Practical buying recommendations
Here are actionable steps to select the right VPS for your project:
- Define workload requirements: Profile CPU, RAM, disk I/O, and bandwidth needs. For database-heavy apps prioritize IOPS and RAM; for compute jobs prioritize vCPU and burst CPUs.
- Choose the right virtualization type: Go with KVM for full-server compatibility and performance or containers if you want high density and faster startups.
- Prefer NVMe/SSD for storage: Especially for databases, content management systems, and any app with random reads/writes.
- Verify network specs: Ensure acceptable latency to your user base and adequate monthly transfer limits to avoid extra charges.
- Check backup and snapshot policies: Make sure backups are automated and stored offsite with a retention policy that matches your recovery objectives.
- Assess management features: If you lack sysadmin resources, consider managed VPS options or providers offering one-click stacks and control panels.
- Consider support and SLA: Evaluate support hours, response times, and uptime guarantees. For business-critical apps, a strong SLA matters.
- Test before committing: Most providers offer short-term trials or low-cost monthly plans—use them to benchmark real application performance.
Operational tips for non-tech admins
Even if you’re not deeply technical, these operational practices will make running a VPS safer and easier:
- Keep your system patched: Regularly apply OS and package updates. Use unattended-upgrades carefully for production systems.

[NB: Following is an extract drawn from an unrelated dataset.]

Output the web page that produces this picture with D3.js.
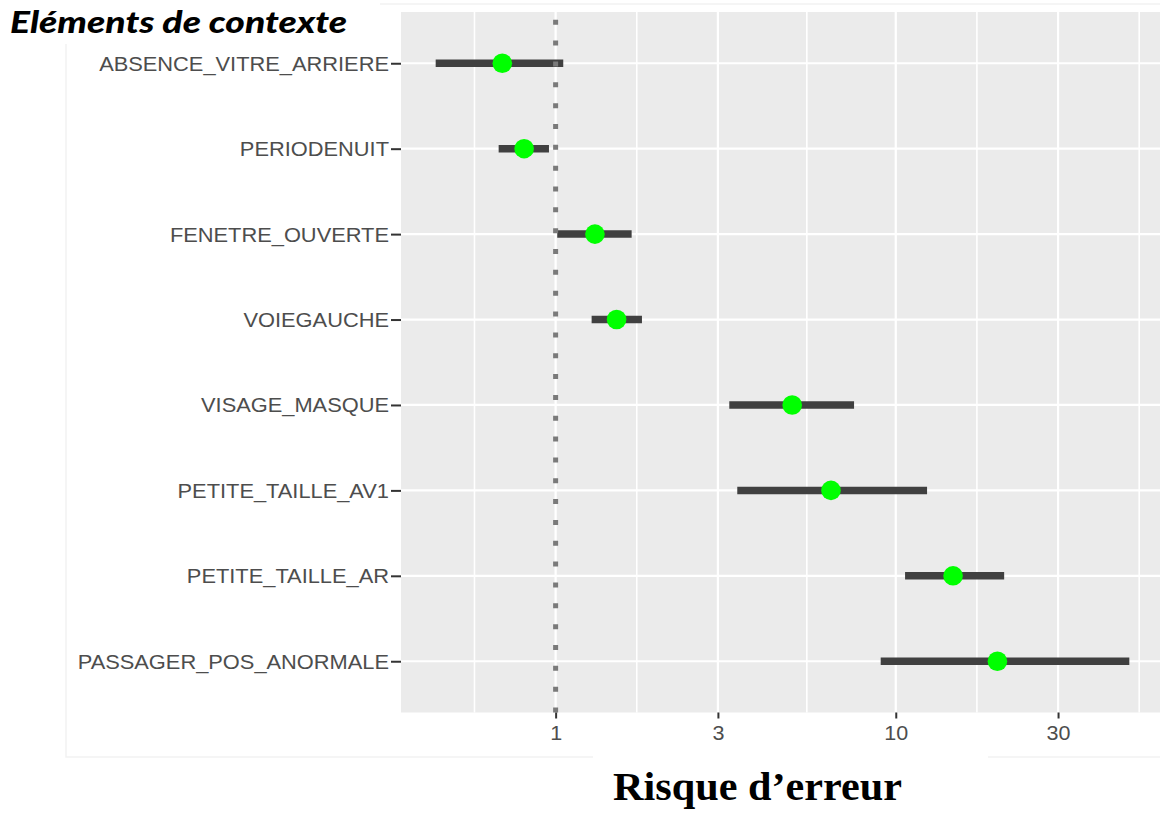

- Harden access: Disable password login for SSH, use key-based authentication, change default ports if appropriate, and use two-factor for control panel accounts.
- Configure a firewall: Use iptables/nftables, ufw, or provider-managed firewalls to limit exposure.
- Automate backups and monitor metrics: Configure automated backups and set up basic monitoring with alerts for CPU, memory, disk usage, and network spikes.
- Document recovery procedures: Know how to restore from snapshots and backups, and test the restoration process periodically.
Choosing a datacenter region is both a performance and compliance decision. For U.S.-centric audiences, picking a US-based VPS reduces latency and ensures compliance with region-specific data handling practices.
Conclusion
VPS hosting provides a strong blend of control, performance, and value for site owners, developers, and small businesses. By understanding virtualization types, resource guarantees, storage options, networking, and operational best practices, you can select and run a VPS that fits your needs without unnecessary complexity. If your audience is in the United States or you prioritize predictable pricing and regional presence, consider providers that offer dedicated U.S. VPS locations.